#### Directions:
Leaving out the pictures, retype all the material exactly.

#### Information provided:
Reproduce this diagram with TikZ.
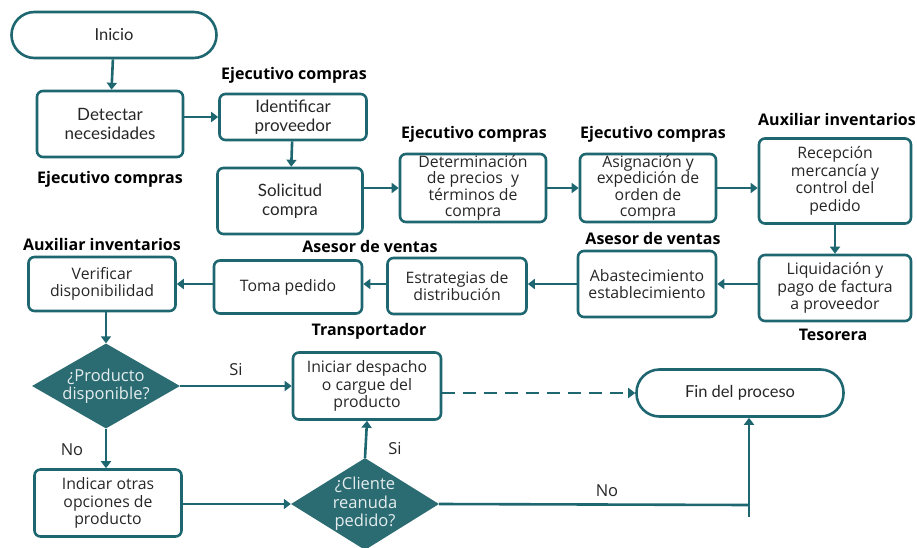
\documentclass[tikz,border=0pt]{standalone}
\usepackage{fontspec}
\setmainfont{Open Sans}
\newfontfamily\latofont{Lato}
\usetikzlibrary{arrows.meta,shapes.geometric}
\definecolor{teal1}{HTML}{1E6770}
\definecolor{tealfill}{HTML}{2B6B72}
\definecolor{txt}{HTML}{262626}
\tikzset{
  x=1pt, y=-1pt,
  box/.style={draw=teal1, line width=2.6pt, rounded corners=6pt, align=center,
    inner sep=1pt, font=\fontsize{15.8}{17.6}\selectfont, text=txt},
  tightbox/.style={box, inner sep=0pt, font=\fontsize{15.8}{16.4}\selectfont},
  lbox/.style={box, font=\latofont\fontsize{17}{18.5}\selectfont},
  term/.style={box, rounded corners=23pt, font=\latofont\fontsize{16.5}{18}\selectfont},
  dec/.style={diamond, fill=tealfill, draw=none, inner sep=0pt},
  dectext/.style={align=center, inner sep=0pt, font=\fontsize{16.5}{18.5}\selectfont, text=white!88!teal1},
  role/.style={font=\bfseries\fontsize{16}{18}\selectfont, text=black},
  lbl/.style={font=\fontsize{16.5}{18}\selectfont, text=txt},
  flow/.style={draw=teal1, line width=2.6pt, -{Triangle[length=7pt,width=10pt]}},
  plain/.style={draw=teal1, line width=2.6pt}
}
\begin{document}
\begin{tikzpicture}
\useasboundingbox (0,0) rectangle (917,548);
\begin{scope}
\clip (0,0) rectangle (917,548);

% process steps
\node[term, minimum width=205pt, minimum height=46pt] (ini) at (114,35) {Inicio};
\node[lbox, minimum width=146pt, minimum height=66pt] (det) at (110,124) {Detectar\\necesidades};
\node[lbox, minimum width=147pt, minimum height=46pt] (ide) at (293,117) {Identificar\\proveedor};
\node[lbox, minimum width=145pt, minimum height=66pt] (sol) at (290,201) {Solicitud\\compra};
\node[tightbox, minimum width=146pt, minimum height=68pt] (pre) at (473,188) {Determinación\\de precios\ \ y\\términos de\\compra};
\node[tightbox, minimum width=136pt, minimum height=68pt] (asi) at (648,188) {Asignación y\\expedición de\\orden de\\compra};
\node[box, minimum width=152pt, minimum height=85pt] (rec) at (835,181) {Recepción\\mercancía y\\control del\\pedido};
\node[box, minimum width=152pt, minimum height=66pt] (liq) at (835,288) {Liquidación y\\pago de factura\\a proveedor};
\node[box, minimum width=138pt, minimum height=66pt] (aba) at (647,284) {Abastecimiento\\establecimiento};
\node[box, minimum width=139pt, minimum height=56pt] (est) at (457,286) {Estrategias de\\distribución};
\node[box, minimum width=148pt, minimum height=53pt] (tom) at (288,287) {Toma pedido};
\node[box, minimum width=147pt, minimum height=54pt] (ver) at (102,284) {Verificar\\disponibilidad};
\node[dec, minimum width=148pt, minimum height=85pt,
  label={[dectext]center:{¿Producto\\disponible?}}] (d1) at (106,386) {};
\node[box, minimum width=148pt, minimum height=67pt] (des) at (367,386) {Iniciar despacho\\o cargue del\\producto};
\node[term, minimum width=207pt, minimum height=47pt] (fin) at (740,393) {Fin del proceso};
\node[box, minimum width=147pt, minimum height=67pt] (ind) at (108,503) {Indicar otras\\opciones de\\producto};
\node[dec, minimum width=148pt, minimum height=92pt,
  label={[dectext]center:{¿Cliente\\reanuda\\pedido?}}] (d2) at (365,504) {};

% responsible roles
\node[role] (r1) at (110,179) {Ejecutivo compras};
\node[role] (r2) at (294,75) {Ejecutivo compras};
\node[role] (r3) at (474,134) {Ejecutivo compras};
\node[role] (r4) at (653,134) {Ejecutivo compras};
\node[role] (r5) at (837,120) {Auxiliar inventarios};
\node[role] (r6) at (833,335) {Tesorera};
\node[role] (r7) at (653,238) {Asesor de ventas};
\node[role] (r8) at (370,246) {Asesor de ventas};
\node[role] (r9) at (102,244) {Auxiliar inventarios};
\node[role] (r10) at (369,331) {Transportador};

% connectors
\draw[flow] (ini) -- (det);
\draw[flow] (det.east |- ide) -- (ide.west);
\draw[flow] (ide) -- (sol);
\draw[flow] (sol.east |- pre) -- (pre.west);
\draw[flow] (pre) -- (asi);
\draw[flow] (asi.east) -- (rec.west |- asi.east);
\draw[flow] (rec) -- (liq);
\draw[flow] (liq.west |- aba) -- (aba.east);
\draw[flow] (aba.west) -- (est.east |- aba.west);
\draw[flow] (est.west |- aba.west) -- (tom.east |- aba.west);
\draw[flow] (tom.west |- aba.west) -- (ver.east |- aba.west);
\draw[flow] (ver.south -| d1.north) -- (d1.north);
\draw[flow] (d1.east) -- node[lbl, above=6pt] (si1) {Si} (des.west |- d1.east);
\draw[flow] (d1.south) -- (d1.south |- ind.north);
\node[lbl] (no1) at (72,450) {No};
\draw[flow] (ind.east |- d2) -- (d2.west);
\draw[flow] (d2.north) -- (des.south);
\node[lbl] (si2) at (395,449) {Si};
\draw[flow, dashed, dash pattern=on 13pt off 8pt] (des.east |- fin) -- (fin.west);
\coordinate (jn) at (749,505);
\coordinate (jt) at (749,517);
\draw[plain] (d2.east) -- (jn);
\node[lbl] (no2) at (607,491) {No};
\draw[flow] (jt) -- (jt |- fin.south);
\end{scope}
\end{tikzpicture}
\end{document}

#### Solution to this task:
Reproduce this diagram with TikZ.
\documentclass[tikz,border=0pt]{standalone}
\usepackage{fontspec}
\setmainfont{Open Sans}
\newfontfamily\latofont{Lato}
\usetikzlibrary{arrows.meta,shapes.geometric}
\definecolor{teal1}{HTML}{1E6770}
\definecolor{tealfill}{HTML}{2B6B72}
\definecolor{txt}{HTML}{262626}
\tikzset{
  x=1pt, y=-1pt,
  box/.style={draw=teal1, line width=2.6pt, rounded corners=6pt, align=center,
    inner sep=1pt, font=\fontsize{15.8}{17.6}\selectfont, text=txt},
  tightbox/.style={box, inner sep=0pt, font=\fontsize{15.8}{16.4}\selectfont},
  lbox/.style={box, font=\latofont\fontsize{17}{18.5}\selectfont},
  term/.style={box, rounded corners=23pt, font=\latofont\fontsize{16.5}{18}\selectfont},
  dec/.style={diamond, fill=tealfill, draw=none, inner sep=0pt},
  dectext/.style={align=center, inner sep=0pt, font=\fontsize{16.5}{18.5}\selectfont, text=white!88!teal1},
  role/.style={font=\bfseries\fontsize{16}{18}\selectfont, text=black},
  lbl/.style={font=\fontsize{16.5}{18}\selectfont, text=txt},
  flow/.style={draw=teal1, line width=2.6pt, -{Triangle[length=7pt,width=10pt]}},
  plain/.style={draw=teal1, line width=2.6pt}
}
\begin{document}
\begin{tikzpicture}
\useasboundingbox (0,0) rectangle (917,548);
\begin{scope}
\clip (0,0) rectangle (917,548);

% process steps
\node[term, minimum width=205pt, minimum height=46pt] (ini) at (114,35) {Inicio};
\node[lbox, minimum width=146pt, minimum height=66pt] (det) at (110,124) {Detectar\\necesidades};
\node[lbox, minimum width=147pt, minimum height=46pt] (ide) at (293,117) {Identificar\\proveedor};
\node[lbox, minimum width=145pt, minimum height=66pt] (sol) at (290,201) {Solicitud\\compra};
\node[tightbox, minimum width=146pt, minimum height=68pt] (pre) at (473,188) {Determinación\\de precios\ \ y\\términos de\\compra};
\node[tightbox, minimum width=136pt, minimum height=68pt] (asi) at (648,188) {Asignación y\\expedición de\\orden de\\compra};
\node[box, minimum width=152pt, minimum height=85pt] (rec) at (835,181) {Recepción\\mercancía y\\control del\\pedido};
\node[box, minimum width=152pt, minimum height=66pt] (liq) at (835,288) {Liquidación y\\pago de factura\\a proveedor};
\node[box, minimum width=138pt, minimum height=66pt] (aba) at (647,284) {Abastecimiento\\establecimiento};
\node[box, minimum width=139pt, minimum height=56pt] (est) at (457,286) {Estrategias de\\distribución};
\node[box, minimum width=148pt, minimum height=53pt] (tom) at (288,287) {Toma pedido};
\node[box, minimum width=147pt, minimum height=54pt] (ver) at (102,284) {Verificar\\disponibilidad};
\node[dec, minimum width=148pt, minimum height=85pt,
  label={[dectext]center:{¿Producto\\disponible?}}] (d1) at (106,386) {};
\node[box, minimum width=148pt, minimum height=67pt] (des) at (367,386) {Iniciar despacho\\o cargue del\\producto};
\node[term, minimum width=207pt, minimum height=47pt] (fin) at (740,393) {Fin del proceso};
\node[box, minimum width=147pt, minimum height=67pt] (ind) at (108,503) {Indicar otras\\opciones de\\producto};
\node[dec, minimum width=148pt, minimum height=92pt,
  label={[dectext]center:{¿Cliente\\reanuda\\pedido?}}] (d2) at (365,504) {};

% responsible roles
\node[role] (r1) at (110,179) {Ejecutivo compras};
\node[role] (r2) at (294,75) {Ejecutivo compras};
\node[role] (r3) at (474,134) {Ejecutivo compras};
\node[role] (r4) at (653,134) {Ejecutivo compras};
\node[role] (r5) at (837,120) {Auxiliar inventarios};
\node[role] (r6) at (833,335) {Tesorera};
\node[role] (r7) at (653,238) {Asesor de ventas};
\node[role] (r8) at (370,246) {Asesor de ventas};
\node[role] (r9) at (102,244) {Auxiliar inventarios};
\node[role] (r10) at (369,331) {Transportador};

% connectors
\draw[flow] (ini) -- (det);
\draw[flow] (det.east |- ide) -- (ide.west);
\draw[flow] (ide) -- (sol);
\draw[flow] (sol.east |- pre) -- (pre.west);
\draw[flow] (pre) -- (asi);
\draw[flow] (asi.east) -- (rec.west |- asi.east);
\draw[flow] (rec) -- (liq);
\draw[flow] (liq.west |- aba) -- (aba.east);
\draw[flow] (aba.west) -- (est.east |- aba.west);
\draw[flow] (est.west |- aba.west) -- (tom.east |- aba.west);
\draw[flow] (tom.west |- aba.west) -- (ver.east |- aba.west);
\draw[flow] (ver.south -| d1.north) -- (d1.north);
\draw[flow] (d1.east) -- node[lbl, above=6pt] (si1) {Si} (des.west |- d1.east);
\draw[flow] (d1.south) -- (d1.south |- ind.north);
\node[lbl] (no1) at (72,450) {No};
\draw[flow] (ind.east |- d2) -- (d2.west);
\draw[flow] (d2.north) -- (des.south);
\node[lbl] (si2) at (395,449) {Si};
\draw[flow, dashed, dash pattern=on 13pt off 8pt] (des.east |- fin) -- (fin.west);
\coordinate (jn) at (749,505);
\coordinate (jt) at (749,517);
\draw[plain] (d2.east) -- (jn);
\node[lbl] (no2) at (607,491) {No};
\draw[flow] (jt) -- (jt |- fin.south);
\end{scope}
\end{tikzpicture}
\end{document}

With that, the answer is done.